The ascetic is one who forces himself to do everything that is conducive to growth and development in the spiritual life and does nothing that would prevent this.
This highlights an additional element of asceticism: direction. Going back to the warfare example, if a battle is being waged and the enemy is being forced to retreat, in order to gain total victory, one cannot at that point turn back, but instead must keep pressing against his opponent.
Good works do not have power and significance in and of themselves, but only as an indication and external expression of a good disposition, a good aspiration of the soul
James 2 comes to mind.
the true ascetic strives to uproot from his soul evil dispositions, evil habits, and evil will, and in their place to plant and firmly inculcate good dispositions, good habits, and good will.
Much better than a warfare analogy is that of the garden, as seen here.
“Fear evil habits,” says one of the greatest instructors of asceticism, St Isaac the Syrian, “more than demons.”
This can catch some by surprise. I come from a Protestant background, and much of my upbringing was concerned with warring against demons of all shapes and sizes. I often think that while my parents were protestants, the would have added Frank Peretti’s This Present Darkness to the Bible if it meant people would take spiritual warfare more seriously.
I never got too deep into that wing of the charismatic movement, opting myself for the Reformed tradition, where I was instructed that the battle was more internal. In this, my Reformed past fit well into Orthodoxy. However, many Protestant readers would be scandalized by this statement.
The human soul, being divine in origin, always aspires towards God. It cannot find full satisfaction in anything earthly and, suffering severely in its alienation from God, it can find rest only in God. The human soul can attain this salvific communion with God only through the fulfillment of the commandments of love for God and neighbor.

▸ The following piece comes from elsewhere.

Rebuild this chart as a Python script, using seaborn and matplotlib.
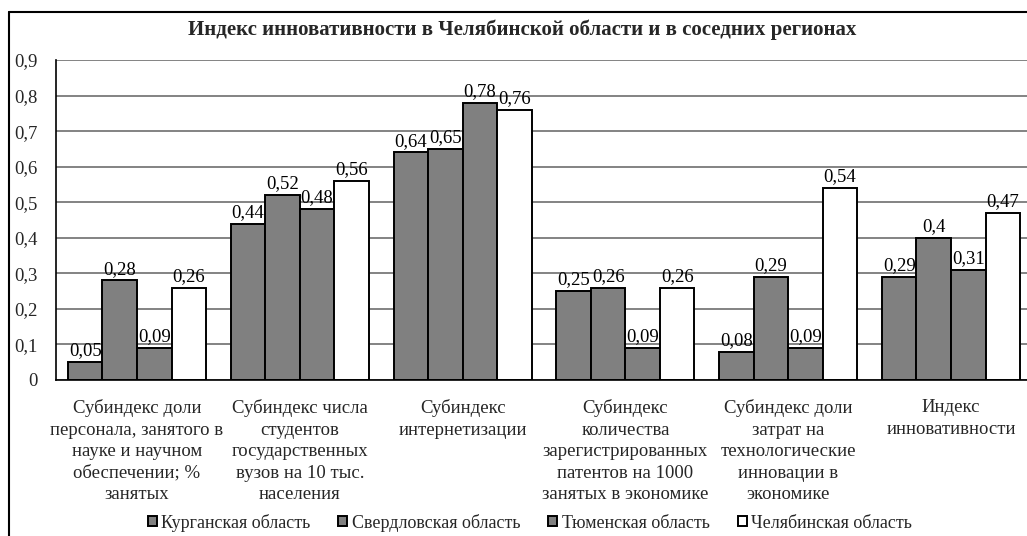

Exactly! We cannot become spiritually satisfied in the things of this world. They will always leave us longing, and this speaks to why that is the case: our souls are divine in origin. Attempting to satisfy the soul by the world may work for a time, but only as mere distraction. I suppose you could say our souls otherwise get homesick. And the means to fulfill the soul’s desire is through love of God and love of neighbor. Far from “sola fide”, love of God requires us to keep His commandments (John 14:15), and good works are the natural result and means of loving one’s neighbor. Works will always play a part of a faith that is not dead (James 2:20), and “dead” faith makes for a homesick soul.
Should everyone, all Christians, be ascetic strugglers? This question is tantamount to asking: is everyone created by God and destined by Him for the spiritual life and spiritual communion with their Creator?
Asceticism alone, which unites man with God, the Source and Giver of all good things, is the true path to that inviting beacon of happiness to which everyone living on this earth so impetuously strives.
I suppose the old adage cited before could be rephrased as “the Church recognizes two paths of asceticism: marriage and monasticism” since asceticism just is the path to salvation. It encompasses the entire enterprise of our striving for God.
This is why asceticism, to one degree or another, is without doubt essential for everyone without exception: it is a common good, a common property. One who shuns asceticism is his own enemy, depriving himself of the highest good: peace of conscience and blessed communion with God.
Amen. Without asceticism, we lose communion with God. This may seem foreign to many Christians in the modern era, where sharing in the suffering of Christ is not emphasized or even considered, but this is what the Holy Fathers speak of constantly. This is what it means to have faith in God. We strive ceaselessly for communion with God.
Communion with God requires us to love God.
Loving God requires us to keep His commandments.
Keeping His commandments requires us to do good works.
Doing good works requires us to battle against our fallen nature.
Battling against our fallen nature requires us to constantly repent, pray, and have faith in our Savior.